July 15, 2011

Susan Collis @ Lora Reynolds Gallery


I miss you and I missed you


Staying Power

Three works by Susan Collis in her current exhibition entitled So it goes at Lora Reynolds Gallery that I found particularly poetic, if not a little dry.  Like a lovely bottle of wine. 

When I first looked at I miss you and I missed you, I just glanced and walked by, not yet knowing their titles.  I thought they were both stacks of printed paper, one with an open square, the other a square filled in.  I thought maybe I could grab one of each on my way out and take them home to tack up on the wall for a home-viewing experience.  Or, perhaps tuck them in a book, only to wonder years later, while thumbing through, where they came from. 
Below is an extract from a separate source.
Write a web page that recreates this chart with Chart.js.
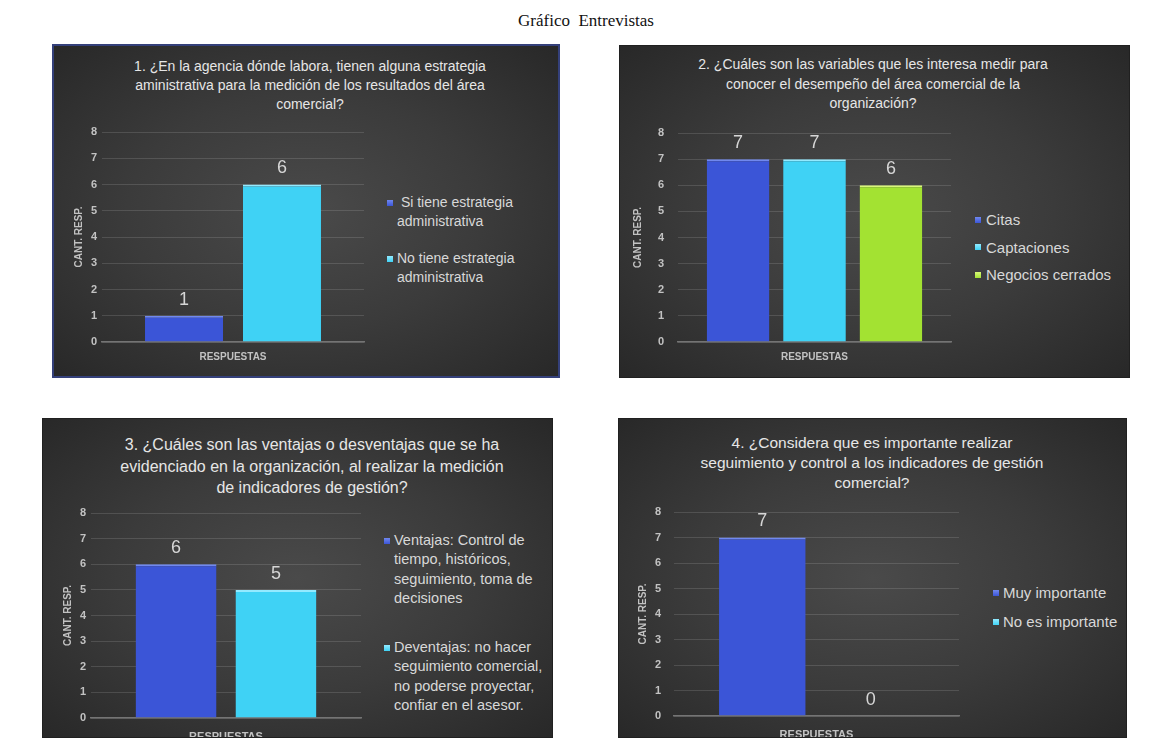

On going back to the title list, I became instantly more drawn to these works for their intimate titles.  I miss you, a dense square of shimmering lines, quietly vibrates with the static of presence.  And, just a few inches away, the empty square of I missed you rests with the past tense of loss.  Two related states of being separated by time, just a few moments apart, or maybe years.

When I noticed the price of each of these pieces, I realized they were not for the taking, and to confirm this, asked the gallery attendants.  One of them noted that that they are not like a Felix Gonzalez-Torres, who is of course exactly who I was thinking of, and one of my true art loves.  I’m embarrassed to admit that at that moment the attendants pointed out the stacks of paper were not prints, but stacks of blank paper with thin pencil leads carefully arranged to create the squares on top of each stack.  Ahha!  Drawing becomes sculpture.  Paper becomes pedestal.  Two tricks I’m especially fond of.  And precariousness!  Perhaps my favorite trick of all.

Staying Power, a similar piece, but not quite as tricky, is the only other work in the show that is a stack of paper with material perched on top.  In this case, that material is a crumpled piece of silvery paper, existing somewhere between a rock and a mistake.  The paper has been lovingly coated in palladium leaf, a precious metal akin to platinum.  And with the deeper knowledge of this unusual material, a contradiction arises between the notion of a throw-away and forever.   

Because of my eleventh hour viewing habits, the show is almost down.  Just one day left!